Singapore industrial rental index hits highest annual growth in 11 years
The index grew by 8.9% in 2023.
According to a Colliers report, the Singapore JTC All Industrial rental index continued its thirteenth consecutive quarter of growth in Q4 2023, rising by 1.7%, slowing down slightly from the 2.0% q-o-q growth in the previous quarter. This means an overall growth of 8.9% in 2023, accelerating from the 6.9% registered in 2022 and the highest annual growth recorded since 2012.
The price index rose by 0.6% q-o-q, also a slight slowdown from the 1.4% q-o-q growth in Q3 2023 to come in at 5.1% for 2023. This marks a moderation from the 8.5% registered in 2022. Rental and price growth are both expected to moderate in light of slowing global growth and weakness in exports.
Here’s more from Colliers:
Singapore industrial price and rents see slower but steady growth
Rental growth was positive across all segments, despite declining occupancy in the single-user factory and business park segments. Multi-user factory rents was the outperformer at 2.3% q-o-q, while Business Park rents experienced marginal growth at 0.3% q-o-q. For 2023, rents for multiple-user factory spaces saw the highest growth amongst all segments at 10.7%, the highest annual growth recorded since 2011.
Robust supply pipeline may lead to a slowdown in rent and price growth
There will continue to be a ramp-up of supply in the next few years: between 2024 to 2026, there is an average annual supply of 1.1 mil sqm coming onstream, far exceeding the average annual demand of 0.7 mil sqm per year over the past three years.

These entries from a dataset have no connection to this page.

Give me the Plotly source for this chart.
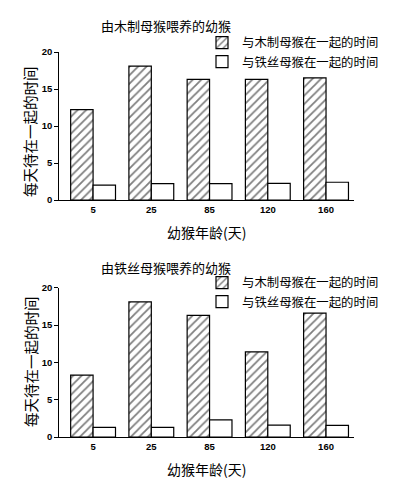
import plotly.graph_objects as go

ages = ["5", "25", "85", "120", "160"]
series_names = ["与木制母猴在一起的时间", "与铁丝母猴在一起的时间"]
titles = ["由木制母猴喂养的幼猴", "由铁丝母猴喂养的幼猴"]

top_wood = [12.2, 18.1, 16.3, 16.3, 16.5]
top_wire = [2.0, 2.2, 2.2, 2.25, 2.4]
bot_wood = [8.3, 18.1, 16.3, 11.4, 16.6]
bot_wire = [1.3, 1.3, 2.3, 1.6, 1.55]

y_ticks = [0, 5, 10, 15, 20]
x_title = "幼猴年龄(天)"
y_title = "每天待在一起的时间"

W, H = 393, 497
FONT = "Noto Sans CJK SC, Arial, sans-serif"

fig = go.Figure()

panels = [
    (top_wood, top_wire, "x", "y", "legend"),
    (bot_wood, bot_wire, "x2", "y2", "legend2"),
]

for wood, wire, xa, ya, lg in panels:
    fig.add_trace(go.Bar(
        x=ages, y=wood, name=series_names[0], xaxis=xa, yaxis=ya, legend=lg,
        marker=dict(color="white", line=dict(color="black", width=1.2),
                    pattern=dict(shape="/", fgcolor="black", bgcolor="white",
                                 size=6, solidity=0.3)),
    ))
    fig.add_trace(go.Bar(
        x=ages, y=wire, name=series_names[1], xaxis=xa, yaxis=ya, legend=lg,
        marker=dict(color="white", line=dict(color="black", width=1.2)),
    ))

x0, x1 = 59.3 / W, 354 / W

def ydom(ptop, pbot):
    return [1 - pbot / H, 1 - ptop / H]

tickfont = dict(family="Liberation Sans, Arial, sans-serif", size=9.5, color="black",
                weight="bold")

axis_common_x = dict(
    domain=[x0, x1], range=[-0.58, 4.48], showline=True, linecolor="black",
    linewidth=1.2, ticks="", showgrid=False, zeroline=False, automargin=False,
    tickfont=tickfont,
    title=dict(text=x_title, font=dict(family=FONT, size=14, color="black"), standoff=14),
)
axis_common_y = dict(
    range=[0, 20], tickvals=y_ticks, showline=True, linecolor="black",
    linewidth=1.2, ticks="outside", ticklen=4, tickcolor="black", showgrid=False,
    zeroline=False, automargin=False, tickfont=tickfont,
)

legend_common = dict(
    xanchor="left", yanchor="top",
    font=dict(family=FONT, size=12.4, color="black"),
    bgcolor="rgba(0,0,0,0)", tracegroupgap=0, itemwidth=30,
)

fig.update_layout(
    width=W, height=H,
    margin=dict(l=0, r=0, t=0, b=0, autoexpand=False),
    paper_bgcolor="white", plot_bgcolor="white",
    barmode="group", bargap=0.23, bargroupgap=0,
    xaxis=dict(**axis_common_x, anchor="y"),
    yaxis=dict(**axis_common_y, domain=ydom(52, 200), anchor="x"),
    xaxis2=dict(**axis_common_x, anchor="y2"),
    yaxis2=dict(**axis_common_y, domain=ydom(287.7, 437), anchor="x2"),
    legend=dict(x=202 / W, y=1 - 28 / H, **legend_common),
    legend2=dict(x=202 / W, y=1 - 268 / H, **legend_common),
    showlegend=True,
)

for ttl, ypx in zip(titles, [25, 267]):
    fig.add_annotation(text=ttl, x=166 / W, y=1 - ypx / H, xref="paper", yref="paper",
                       showarrow=False, xanchor="center", yanchor="middle",
                       font=dict(family=FONT, size=13, color="black"))

for ypx in [132, 362]:
    fig.add_annotation(text=y_title, x=30 / W, y=1 - ypx / H, xref="paper", yref="paper",
                       showarrow=False, xanchor="center", yanchor="middle", textangle=-90,
                       font=dict(family=FONT, size=14.5, color="black"))

fig.write_html("out.html", config={"displayModeBar": False},
               post_script="document.body.style.margin='0';document.body.style.padding='0';")
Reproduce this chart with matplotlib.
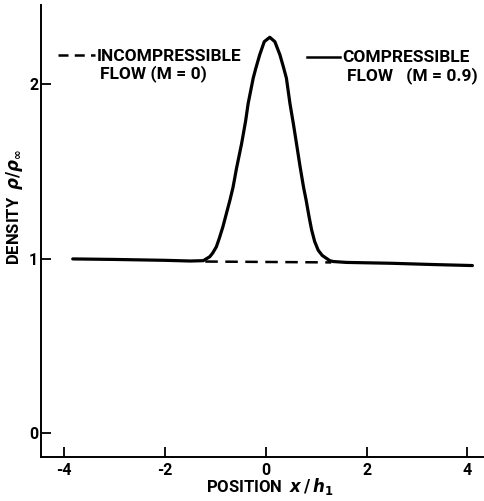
import matplotlib
matplotlib.use("Agg")
import matplotlib.pyplot as plt

# compressible flow (M = 0.9), read off the plot
x_comp = [-3.83, -3.0, -2.0, -1.5, -1.24, -1.11, -1.05, -0.98, -0.92, -0.85,
          -0.71, -0.65, -0.58, -0.48, -0.40, -0.35, -0.25, -0.2, -0.12, -0.03,
          0.08, 0.18, 0.28, 0.35, 0.41, 0.48, 0.55, 0.61, 0.68, 0.75, 0.80,
          0.86, 0.91, 0.97, 1.04, 1.12, 1.2, 1.27, 1.34, 1.6, 2.5, 3.3, 4.1]
y_comp = [1.0, 0.997, 0.992, 0.988, 0.99, 1.013, 1.035, 1.07, 1.12, 1.185,
          1.338, 1.41, 1.52, 1.66, 1.79, 1.89, 2.035, 2.09, 2.17, 2.245,
          2.27, 2.245, 2.17, 2.10, 2.035, 1.89, 1.77, 1.66, 1.53, 1.41, 1.338,
          1.24, 1.166, 1.10, 1.05, 1.02, 1.004, 0.99, 0.985, 0.98, 0.975, 0.968, 0.962]

# incompressible flow (M = 0)
x_inc = [-1.2, 1.3]
y_inc = [0.985, 0.98]

xticks = [-4, -2, 0, 2, 4]
yticks = [0, 1, 2]

plt.rcParams['font.family'] = ['Roboto', 'DejaVu Sans']
plt.rcParams['font.weight'] = 'bold'
plt.rcParams['mathtext.fontset'] = 'dejavusans'

fig = plt.figure(figsize=(4.85, 5.01), dpi=100)
ax = fig.add_axes([41 / 485, 1 - 457 / 501, 444 / 485, 452 / 501])

ax.plot(x_inc, y_inc, color='black', lw=1.8, dashes=(5, 3))
ax.plot(x_comp, y_comp, color='black', lw=2.3, solid_joinstyle='round',
        solid_capstyle='round')

ax.set_xlim(-4.46, 4.35)
ax.set_ylim(-0.135, 2.455)
ax.set_xticks(xticks)
ax.set_yticks(yticks)
ax.set_xticklabels([f"{t:d}" for t in xticks])
ax.set_yticklabels([f"{t:d}" for t in yticks])

for side in ['top', 'right']:
    ax.spines[side].set_visible(False)
for side in ['left', 'bottom']:
    ax.spines[side].set_linewidth(1.4)

ax.tick_params(direction='in', length=7, width=1.3, labelsize=11.5)
ax.tick_params(axis='x', pad=4)
ax.tick_params(axis='y', pad=2)

ax.set_xlabel(r"POSITION  $x\,/\,h_1$", fontsize=12, fontweight='bold', va='center')
ax.xaxis.set_label_coords(0.516, -0.066)
ax.set_ylabel(r"DENSITY  $\rho/\rho_\infty$", fontsize=12, fontweight='bold', va='center')
ax.yaxis.set_label_coords(-0.059, 0.553)

# legend keys and labels
ax.plot([0.038, 0.122], [0.889, 0.889], transform=ax.transAxes,
        color='black', lw=1.8, dashes=(4, 2.5))
ax.text(0.126, 0.887, "INCOMPRESSIBLE", transform=ax.transAxes,
        fontsize=12.5, va='center', ha='left')
ax.text(0.133, 0.848, "FLOW (M = 0)", transform=ax.transAxes,
        fontsize=12.5, va='center', ha='left')

ax.plot([0.599, 0.673], [0.885, 0.885], transform=ax.transAxes,
        color='black', lw=1.8)
ax.text(0.678, 0.883, "COMPRESSIBLE", transform=ax.transAxes,
        fontsize=12.5, va='center', ha='left')
ax.text(0.689, 0.843, "FLOW   (M = 0.9)", transform=ax.transAxes,
        fontsize=12.5, va='center', ha='left')

fig.savefig('out.png', dpi=100)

Against the backdrop of slower global growth under elevated capital costs, Colliers is projecting the overall industrial rent growth for 2024 to moderate to between 3 to 5% and price growth to between 2 to 4%. Rental growth will likely be led by the warehouse segment at 4 to 6%. Business parks and factories are expected to see muted rental growth at 0 to 2% due to the increase in supply and weakening demand.

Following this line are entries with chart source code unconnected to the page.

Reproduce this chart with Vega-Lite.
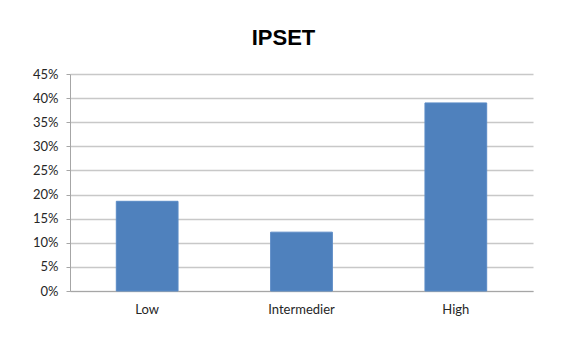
{
  "$schema": "https://vega.github.io/schema/vega-lite/v6.json",
  "width": 463,
  "height": 217,
  "autosize": {"type": "none"},
  "padding": {"left": 70, "top": 74, "right": 33, "bottom": 54},
  "background": "white",
  "title": {
    "text": "IPSET",
    "font": "Liberation Sans",
    "fontSize": 22,
    "fontWeight": "bold",
    "color": "#000000",
    "anchor": "middle",
    "dx": -18,
    "offset": 18
  },
  "data": {
    "values": [
      {"category": "Low", "value": 0.186},
      {"category": "Intermedier", "value": 0.122},
      {"category": "High", "value": 0.39}
    ]
  },
  "mark": {"type": "bar", "color": "#4f81bd", "stroke": "#5b8bc6", "strokeWidth": 1},
  "encoding": {
    "x": {
      "field": "category",
      "type": "nominal",
      "sort": null,
      "title": null,
      "scale": {"paddingInner": 0.6, "paddingOuter": 0.3},
      "axis": {
        "labelAngle": 0,
        "ticks": false,
        "domainColor": "#a6a6a6",
        "domainWidth": 1,
        "labelFont": "Lato",
        "labelFontSize": 13,
        "labelColor": "#262626",
        "labelPadding": 12
      }
    },
    "y": {
      "field": "value",
      "type": "quantitative",
      "title": null,
      "scale": {"domain": [0, 0.45], "nice": false},
      "axis": {
        "values": [0, 0.05, 0.1, 0.15, 0.2, 0.25, 0.3, 0.35, 0.4, 0.45],
        "format": ".0%",
        "tickSize": 4,
        "tickColor": "#a6a6a6",
        "domainColor": "#a6a6a6",
        "gridColor": "#c8c8c8",
        "gridWidth": 1.3,
        "labelFont": "Lato",
        "labelFontSize": 13,
        "labelColor": "#262626",
        "labelPadding": 8
      }
    }
  },
  "config": {
    "view": {"stroke": null}
  }
}
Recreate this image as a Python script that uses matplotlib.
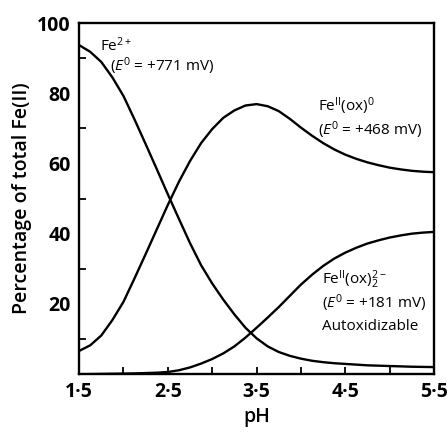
import matplotlib
matplotlib.use('Agg')
import matplotlib.pyplot as plt
from matplotlib.ticker import MultipleLocator

# pH grid and percentage of total Fe(II) read off the figure
ph = [1.5, 1.625, 1.75, 1.875, 2.0, 2.125, 2.25, 2.375, 2.5, 2.625,
      2.75, 2.875, 3.0, 3.125, 3.25, 3.375, 3.5, 3.625, 3.75, 3.875,
      4.0, 4.125, 4.25, 4.375, 4.5, 4.625, 4.75, 4.875, 5.0, 5.125,
      5.25, 5.375, 5.5]
fe2 = [93.7, 91.8, 88.9, 84.5, 79.2, 72.5, 65.5, 58.4, 51.2, 44.2,
       37.3, 31.0, 25.8, 21.2, 17.0, 13.2, 10.2, 7.9, 6.3, 5.2,
       4.4, 3.8, 3.4, 3.1, 2.9, 2.7, 2.5, 2.4, 2.3, 2.2,
       2.1, 2.05, 2.0]
fe_ox = [6.6, 8.2, 11.0, 15.4, 20.6, 27.3, 34.2, 41.2, 48.2, 54.8,
         60.7, 65.8, 69.8, 73.0, 75.1, 76.5, 76.9, 76.3, 74.9, 72.7,
         70.2, 67.9, 65.8, 64.0, 62.5, 61.3, 60.3, 59.5, 58.8, 58.3,
         57.9, 57.65, 57.5]
fe_ox2 = [0.0, 0.0, 0.05, 0.1, 0.15, 0.2, 0.3, 0.4, 0.6, 1.1,
          1.9, 3.0, 4.3, 5.9, 7.9, 10.4, 13.2, 16.1, 19.1, 22.3,
          25.5, 28.3, 30.8, 32.9, 34.6, 36.0, 37.2, 38.1, 38.9, 39.5,
          40.0, 40.3, 40.5]

xticks = [1.5, 2.5, 3.5, 4.5, 5.5]
xlabels = ['1·5', '2·5', '3·5', '4·5', '5·5']
yticks = [20, 40, 60, 80, 100]

plt.rcParams['font.family'] = ['Open Sans', 'DejaVu Sans']
plt.rcParams['mathtext.fontset'] = 'custom'
plt.rcParams['mathtext.rm'] = 'Open Sans'
plt.rcParams['mathtext.it'] = 'Open Sans:italic'
plt.rcParams['mathtext.bf'] = 'Open Sans:bold'

fig = plt.figure(figsize=(4.47, 4.34), dpi=100)
ax = fig.add_axes([0.177, 0.138, 0.794, 0.809])

for y in (fe2, fe_ox, fe_ox2):
    ax.plot(ph, y, color='black', lw=1.7, solid_joinstyle='round')

ax.set_xlim(1.5, 5.5)
ax.set_ylim(0, 100)
ax.set_xticks(xticks)
ax.set_xticklabels(xlabels)
ax.set_yticks(yticks)
ax.xaxis.set_minor_locator(MultipleLocator(0.5))
ax.yaxis.set_minor_locator(MultipleLocator(10))
ax.tick_params(which='both', direction='in', width=1.3, labelsize=14)
ax.tick_params(axis='x', which='major', length=5, pad=6)
ax.tick_params(axis='y', which='major', length=0, pad=6)
ax.tick_params(which='minor', length=5)
for lab in ax.get_xticklabels() + ax.get_yticklabels():
    lab.set_fontweight('bold')
for s in ax.spines.values():
    s.set_linewidth(1.7)

ax.set_xlabel('pH', fontsize=14, fontweight='semibold', labelpad=3)
ax.set_ylabel('Percentage of total Fe(II)', fontsize=14,
              fontweight='semibold', labelpad=4)

tk = dict(fontsize=11, fontweight='medium', ha='left', va='center')
ax.text(1.73, 93.5, r'Fe$^{2+}$', **tk)
ax.text(1.85, 87.7, r'($E^0$ = +771 mV)', **tk)
ax.text(4.19, 76.3, r'Fe$^{\mathrm{II}}$(ox)$^0$', **tk)
ax.text(4.19, 69.6, r'($E^0$ = +468 mV)', **tk)
ax.text(4.24, 27.0, r'Fe$^{\mathrm{II}}$(ox)$_2^{2-}$', **tk)
ax.text(4.24, 20.3, r'($E^0$ = +181 mV)', **tk)
ax.text(4.24, 13.6, 'Autoxidizable', **tk)

fig.savefig('out.png', dpi=100)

Mr Lynus Pook, Head of Industrial Services, Singapore commented: "The higher cost environment has increased the need for operational efficiency and cost management, and this is likely to increase the preference for high quality, modern industrial assets”

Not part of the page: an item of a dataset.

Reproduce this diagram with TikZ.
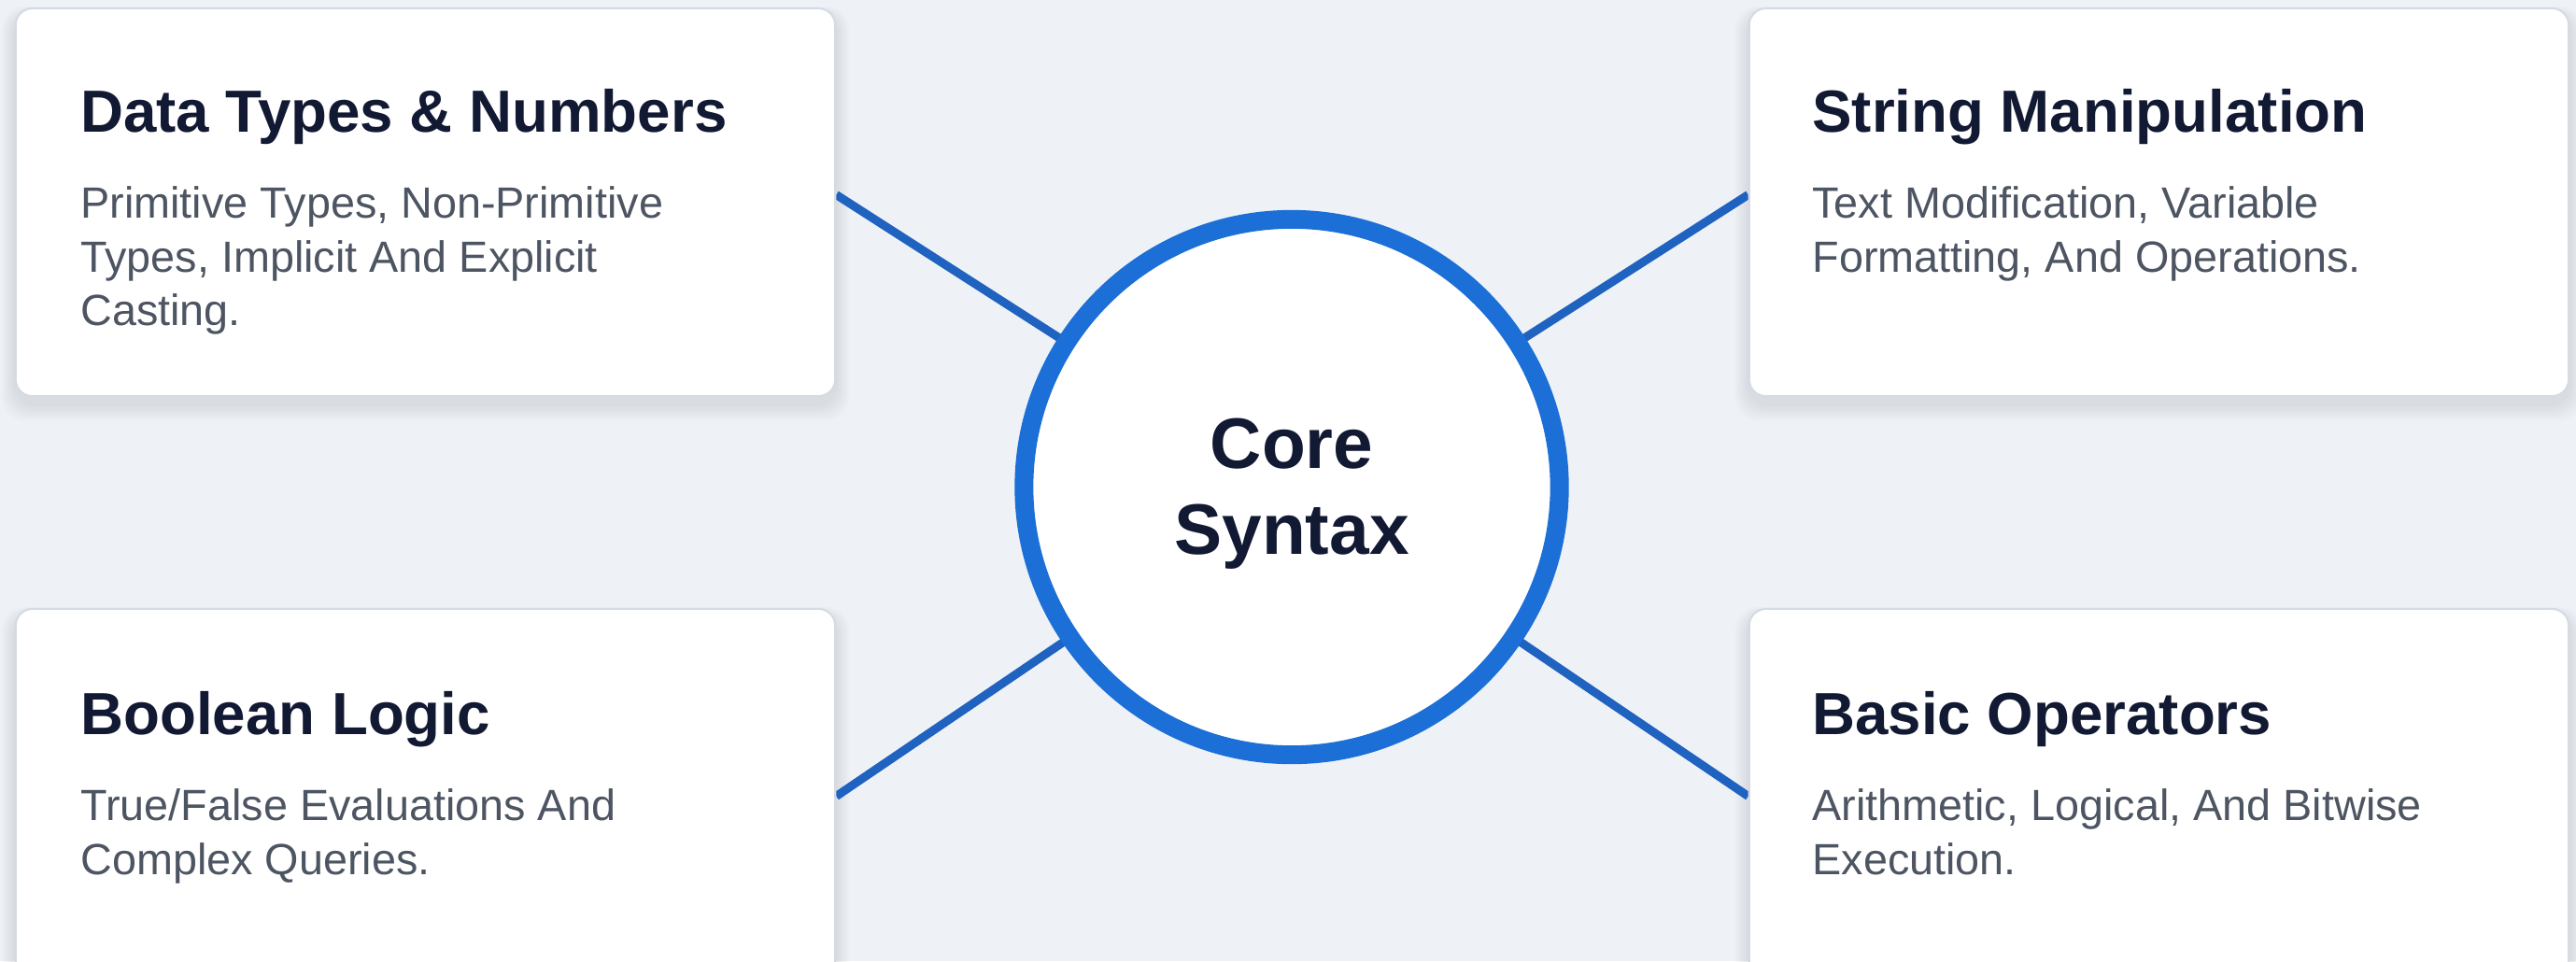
\documentclass[tikz,border=0pt]{standalone}
\usepackage{fontspec}
\setmainfont{Liberation Sans}
\usetikzlibrary{calc}
\definecolor{bgc}{HTML}{EEF2F7}
\definecolor{ringc}{HTML}{1B6FD6}
\definecolor{linkc}{HTML}{1F62BF}
\definecolor{ttlc}{HTML}{121933}
\definecolor{txtc}{HTML}{4D5562}
\definecolor{bordc}{HTML}{D5DBE3}
\pgfdeclarelayer{back}
\pgfsetlayers{back,main}
\begin{document}
\begin{tikzpicture}[x=0.01cm, y=-0.01cm,
  card/.style={draw=bordc, line width=0.6pt, fill=white, rounded corners=0.18cm,
    minimum width=8.77cm, minimum height=4.15cm, inner sep=0pt},
  ttl/.style={anchor=base west, inner sep=0pt, text=ttlc,
    font=\fontsize{18.1}{21}\selectfont\bfseries},
  bodytext/.style={anchor=north west, inner sep=0pt, text=txtc, align=left,
    font=\fontsize{13.3}{16.4}\selectfont},
  link/.style={draw=linkc, line width=0.09cm},
  hub/.style={circle, draw=ringc, line width=0.2cm, fill=white, inner sep=0pt,
    minimum size=5.73cm},
  hubtext/.style={text=ttlc, align=center, inner sep=0pt,
    font=\fontsize{21.8}{26}\selectfont\bfseries}
]
\useasboundingbox (0,0) rectangle (2758,1029);
\clip (0,0) rectangle (2758,1029);

% cards
\node[card] (tl) at (455.5,216.5) {};
\node[card] (tr) at (2311.5,216.5) {};
\node[card] (bl) at (455.5,859.5) {};
\node[card] (br) at (2311.5,859.5) {};

% central hub
\node[hub] (core) at (1383,521.5) {};
\node[hubtext] (coret) at ($(core.center)+(0,7)$) {Core\\Syntax};

\begin{pgfonlayer}{back}
  \fill[bgc] (0,0) rectangle (2758,1029);
  \foreach \n in {tl,tr,bl,br}{
    \foreach \k in {1,...,7}{
      \fill[black, opacity=0.012, rounded corners=0.25cm]
        ($(\n.north west)+(-2*\k,6-\k)$) rectangle ($(\n.south east)+(2*\k,8+2.5*\k)$);
    }
  }
  \draw[link] (core.center) -- ($(tl.east)+(0,-8)$);
  \draw[link] (core.center) -- ($(tr.west)+(0,-8)$);
  \draw[link] (core.center) -- ($(bl.east)+(0,-7)$);
  \draw[link] (core.center) -- ($(br.west)+(0,-7)$);
\end{pgfonlayer}

% texts
\node[ttl] (tlt) at ($(tl.north west)+(70,134)$) {Data Types \& Numbers};
\node[bodytext] (tlb) at ($(tl.north west)+(70,191)$) {Primitive Types, Non-Primitive\\Types, Implicit And Explicit\\Casting.};

\node[ttl] (trt) at ($(tr.north west)+(68,134)$) {String Manipulation};
\node[bodytext] (trb) at ($(tr.north west)+(68,191)$) {Text Modification, Variable\\Formatting, And Operations.};

\node[ttl] (blt) at ($(bl.north west)+(70,136)$) {Boolean Logic};
\node[bodytext] (blb) at ($(bl.north west)+(70,193)$) {True/False Evaluations And\\Complex Queries.};

\node[ttl] (brt) at ($(br.north west)+(68,136)$) {Basic Operators};
\node[bodytext] (brb) at ($(br.north west)+(68,193)$) {Arithmetic, Logical, And Bitwise\\Execution.};
\end{tikzpicture}
\end{document}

Warehouse and external investments to support the overall industrial sector
Industrial performance would be fragmented in 2024, as the higher supply could lead to higher vacancies and stagnating rents. On the other hand, shipping disruptions due to escalating geopolitical issues could bring tailwinds for warehouse space demand. In addition, there has been continuous investment from MNCs into Singapore as a regional logistics and advanced manufacturing hub, helping to support the overall industrial sector.
Ms Catherine He, Head of Research, Singapore added: “On the investment front, there is likely to be more sale and leaseback transactions or portfolio sales to free up balance sheets and in the search for higher returns. There are also likely to be more redevelopments and refurbishments of older assets in light of the preference for high quality modern industrial facilities.”